Dealing with Long Term Variation
It seems clear that ITV needs to be addressed (for Skywave) by determining best transmission speed using data measured over a period of at least 5-10 minutes.
There are also longer term variations in performance over hours. It is clear that these longer term changes are important to react to. However, ITV is going to make these longer term changes harder to observe.
These measurements are a starting point for further work.
These measurements have been made for mid latitude Skywave in the day time. It seems clear that further measurements are highly desirable:
- Simply to make additional measurements to see how repeatable these results are.
- Measurements at different geographical locations.
- Measurements at classic narrow band HF speeds.
- NVIS (Near Vertical Incidence Skywave) measurements.
- Measurements at night.
- Measurements of Groundwave, including measurements over water for long and short distances (including BLOS propagation with diffraction).
Measurements over water are of particular interest to Isode, in part because of the importance for Naval communication and in part because results significantly different to Skywave seem likely.
Isode is happy to make HF Tool available to partners and other organizations interested to make such measurements.
Use of Results in Icon 5066
Isode plans to use the results of this work to optimize performance of Icon 5066, Isode's STANAG 5066 server product.
Isode provides MoRaSky as to simulate modem behavior, and support application testing using Icon 5066. See the whitepaper [Icon 5066 & Isode’s Strategy for Modem Independent Application Deployment over HF Radio] for further information.
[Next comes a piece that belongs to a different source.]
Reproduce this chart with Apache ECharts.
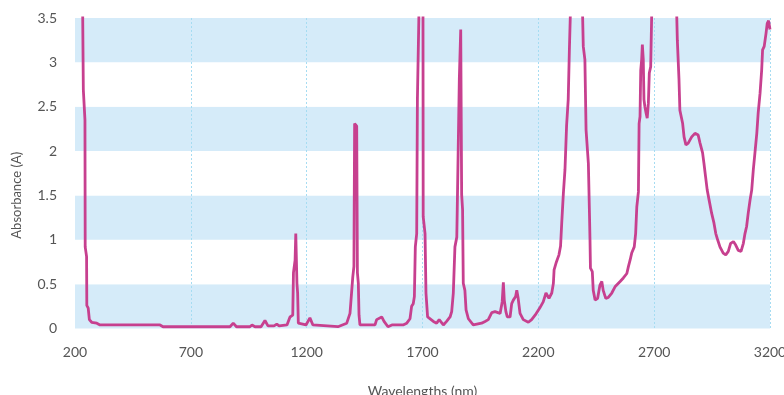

We plan to use this measurement data to enable MoRaSky to simulate ITV in line with the measurements obtained in these OTA tests.
This paper has described and analysed the Intermediate Term Variation measurements of HF radio and behavior "above the modem". It describes how these new results can be used to optimize performance of STANAG 5066 servers, and how Isode will address this in the Icon 5066 product.